I want to quit. But I can't. My spirit and my heart fail me. All I have left is You, Lord. You are my hope. But I'm dying here. I'm finding it hard to find the faith to keep going when everyone is expecting me to fail.

Please save me, God. Save me. Like you did at St. Stephen's. Like you did at Parkland. Like you did every night when my family didn't know what to do. Save me. I so desperately need you Lord.

I am in a den of lions. A fiery furnace. Pharaoh is behind me. They want my head on a platter...and I'm losing the fight. I fear that I may end up wanting to give it to them. But I can't. I am not a salesperson. I am not a servant of coffee.
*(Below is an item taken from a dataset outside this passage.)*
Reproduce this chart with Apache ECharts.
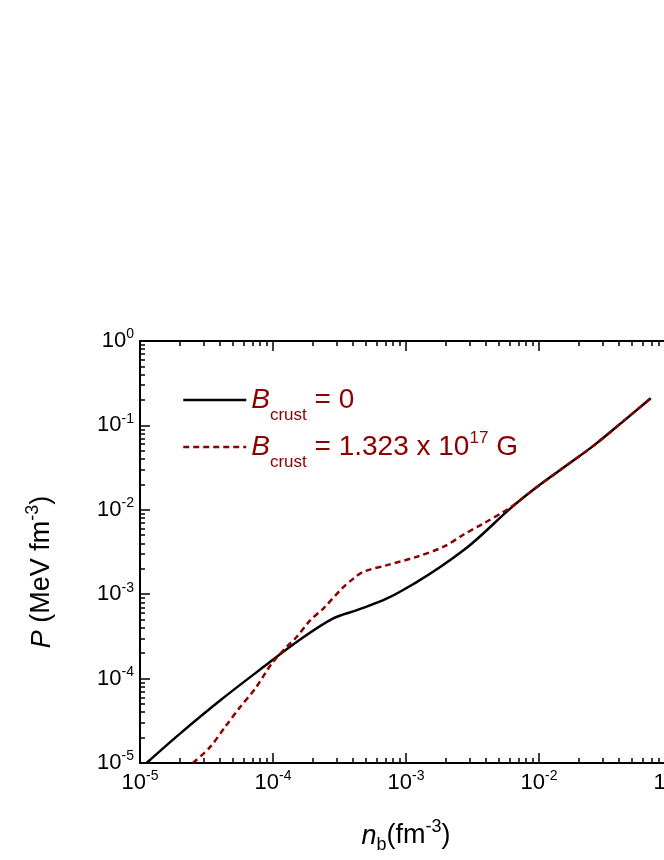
<!DOCTYPE html>
<html>
<head>
<meta charset="utf-8">
<script src="https://cdn.jsdelivr.net/npm/echarts@6/dist/echarts.min.js"></script>
<style>
html,body{margin:0;padding:0;background:#fff;}
#chart{width:664px;height:860px;}
</style>
</head>
<body>
<div id="chart"></div>
<script>
// B_crust = 0 (solid black)
const nb0 = [1.12e-5, 2.0e-5, 4.0e-5, 8.0e-5, 1.6e-4, 2.86e-4, 4.28e-4, 7.2e-4, 1.21e-3, 1.82e-3, 2.72e-3, 3.63e-3, 6.1e-3, 9.16e-3, 1.46e-2, 2.59e-2, 4.36e-2, 6.92e-2];
const p0  = [1.0e-5, 2.23e-5, 5.5e-5, 1.28e-4, 2.9e-4, 5.2e-4, 6.48e-4, 8.9e-4, 1.40e-3, 2.11e-3, 3.33e-3, 4.9e-3, 1.04e-2, 1.75e-2, 3.0e-2, 5.8e-2, 0.114, 0.21];
// B_crust = 1.323 x 10^17 G (dashed dark red)
const nb1 = [2.5e-5, 3.37e-5, 4.36e-5, 5.66e-5, 7.34e-5, 9.8e-5, 1.27e-4, 1.51e-4, 1.91e-4, 2.4e-4, 3.3e-4, 4.04e-4, 4.8e-4, 7.2e-4, 1.21e-3, 1.92e-3, 2.72e-3, 3.8e-3, 5.44e-3, 6.47e-3, 9.16e-3, 1.46e-2, 2.59e-2, 4.36e-2, 6.92e-2];
const p1  = [1.0e-5, 1.55e-5, 2.67e-5, 4.6e-5, 7.6e-5, 1.51e-4, 2.38e-4, 3.13e-4, 4.93e-4, 6.8e-4, 1.17e-3, 1.54e-3, 1.85e-3, 2.21e-3, 2.78e-3, 3.65e-3, 5.1e-3, 6.85e-3, 9.5e-3, 1.14e-2, 1.75e-2, 3.0e-2, 5.8e-2, 0.114, 0.21];

const xRange = [1e-5, 1e-1];
const yRange = [1e-5, 1];
const legendNames = ['B0', 'B1'];
const legendTexts = {
  B0: '{i|B}{sub|crust}{t| = 0}',
  B1: '{i|B}{sub|crust}{t| = 1.323 x 10}{sup|17}{t| G}'
};

function minorTicks(lo, hi) {
  const out = [];
  for (let e = Math.round(Math.log10(lo)); e < Math.round(Math.log10(hi)); e++) {
    for (let m = 2; m <= 9; m++) out.push(m * Math.pow(10, e));
  }
  return out;
}
const FONT = 'Liberation Sans, Arial, Helvetica, sans-serif';
const RED = '#8B0000';

function expLabel(v) {
  const e = Math.round(Math.log10(v));
  return '{b|10}{s|' + e + '}';
}
const tickRich = {
  b: {fontSize: 22, fontFamily: FONT, color: '#000', lineHeight: 22},
  s: {fontSize: 14, fontFamily: FONT, color: '#000', lineHeight: 14, padding: [0, 0, 13, 0]}
};

function pairs(xs, ys) { return xs.map((x, i) => [x, ys[i]]); }

const chart = echarts.init(document.getElementById('chart'), null, {renderer: 'canvas'});
const grid = {left: 140, top: 341, width: 532, height: 422, containLabel: false, outerBoundsMode: 'none'};

function logAxis(extra) {
  return Object.assign({
    type: 'log', logBase: 10, gridIndex: 0,
    splitLine: {show: false}, minorSplitLine: {show: false}
  }, extra);
}

const option = {
  animation: false,
  backgroundColor: '#fff',
  grid: grid,
  legend: {
    data: legendNames,
    orient: 'vertical',
    left: 182, top: 376,
    padding: 0,
    itemWidth: 63, itemHeight: 14,
    itemGap: -1,
    itemStyle: {opacity: 0},
    lineStyle: {width: 2.5},
    formatter: n => legendTexts[n],
    textStyle: {
      color: RED, fontFamily: FONT,
      rich: {
        i: {fontSize: 28, fontStyle: 'italic', color: RED, fontFamily: FONT, lineHeight: 30},
        t: {fontSize: 28, color: RED, fontFamily: FONT, lineHeight: 30},
        sub: {fontSize: 17, color: RED, fontFamily: FONT, lineHeight: 17, padding: [31, 0, 0, 0]},
        sup: {fontSize: 17, color: RED, fontFamily: FONT, lineHeight: 17, padding: [0, 0, 18, 0]}
      }
    }
  },
  xAxis: [
    logAxis({
      position: 'bottom', min: xRange[0], max: xRange[1],
      axisLine: {show: true, lineStyle: {color: '#000', width: 2}},
      axisTick: {show: true, inside: true, length: 10, lineStyle: {color: '#000', width: 1.5}},
      axisLabel: {show: true, margin: 9, formatter: expLabel, rich: tickRich},
      name: '{i|n}{sub|b}{t|(fm}{sup|-3}{t|)}',
      nameLocation: 'middle', nameGap: 59,
      nameTextStyle: {
        rich: {
          i: {fontSize: 27, fontStyle: 'italic', fontFamily: FONT, color: '#000', lineHeight: 28},
          t: {fontSize: 27, fontFamily: FONT, color: '#000', lineHeight: 28},
          sub: {fontSize: 18, fontFamily: FONT, color: '#000', lineHeight: 18, padding: [18, 0, 0, 0]},
          sup: {fontSize: 18, fontFamily: FONT, color: '#000', lineHeight: 18, padding: [0, 0, 18, 0]}
        }
      }
    }),
    logAxis({
      position: 'bottom', min: xRange[0], max: xRange[1],
      axisLine: {show: false},
      axisTick: {show: true, inside: true, length: 5, customValues: minorTicks(xRange[0], xRange[1]), lineStyle: {color: '#000', width: 1.5}},
      axisLabel: {show: false}
    }),
    logAxis({
      position: 'top', min: xRange[0], max: xRange[1],
      axisLine: {show: true, lineStyle: {color: '#000', width: 2}},
      axisTick: {show: true, inside: true, length: 10, lineStyle: {color: '#000', width: 1.5}},
      axisLabel: {show: false}
    }),
    logAxis({
      position: 'top', min: xRange[0], max: xRange[1],
      axisLine: {show: false},
      axisTick: {show: true, inside: true, length: 5, customValues: minorTicks(xRange[0], xRange[1]), lineStyle: {color: '#000', width: 1.5}},
      axisLabel: {show: false}
    })
  ],
  yAxis: [
    logAxis({
      position: 'left', min: yRange[0], max: yRange[1],
      axisLine: {show: true, lineStyle: {color: '#000', width: 2}},
      axisTick: {show: true, inside: true, length: 10, lineStyle: {color: '#000', width: 1.5}},
      axisLabel: {show: true, margin: 6, formatter: expLabel, rich: tickRich},
      name: '{i|P}{t| (MeV fm}{sup|-3}{t|)}',
      nameLocation: 'middle', nameGap: 84, nameRotate: 90,
      nameTextStyle: {
        padding: [0, 40, 0, 0],
        rich: {
          i: {fontSize: 27, fontStyle: 'italic', fontFamily: FONT, color: '#000', lineHeight: 28},
          t: {fontSize: 27, fontFamily: FONT, color: '#000', lineHeight: 28},
          sup: {fontSize: 18, fontFamily: FONT, color: '#000', lineHeight: 18, padding: [0, 0, 18, 0]}
        }
      }
    }),
    logAxis({
      position: 'left', min: yRange[0], max: yRange[1],
      axisLine: {show: false},
      axisTick: {show: true, inside: true, length: 5, customValues: minorTicks(yRange[0], yRange[1]), lineStyle: {color: '#000', width: 1.5}},
      axisLabel: {show: false}
    })
  ],
  series: [
    {
      name: 'B0', type: 'line', xAxisIndex: 0, yAxisIndex: 0,
      data: pairs(nb0, p0), smooth: 0.35, symbol: 'none', showSymbol: false,
      lineStyle: {color: '#000', width: 2.5, type: 'solid'},
      itemStyle: {color: '#000'}, z: 3
    },
    {
      name: 'B1', type: 'line', xAxisIndex: 0, yAxisIndex: 0,
      data: pairs(nb1, p1), smooth: 0.3, symbol: 'none', showSymbol: false,
      lineStyle: {color: RED, width: 2.5, type: [6, 4]},
      itemStyle: {color: RED}, z: 4
    }
  ]
};
chart.setOption(option);
</script>
</body>
</html>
I am a servant of Jesus. I am the Lord God's daughter. I am a child of of Father God. I am Christ's bride. I am filled with the Spirit of the Lord and I am here to proclaim His love to the world.

You are my voice in the wilderness. You are the light of the world. You are a big God and you are bigger than this situation. You are my Friend. You are my lover. You are my husband. You are the one who sees me. You are my help. You are I AM and there is no other. You are my hope in a place where I have no hope.

Oh Jesus, my Savior. I humbly ask that you may hide me from my enemies and protect my heart. They may hate me...but your unfailing love is better than life. May I hold to that as I hold unswervingly to the hope that you will bring me to a safe place.

God. Please. I cannot do this alone.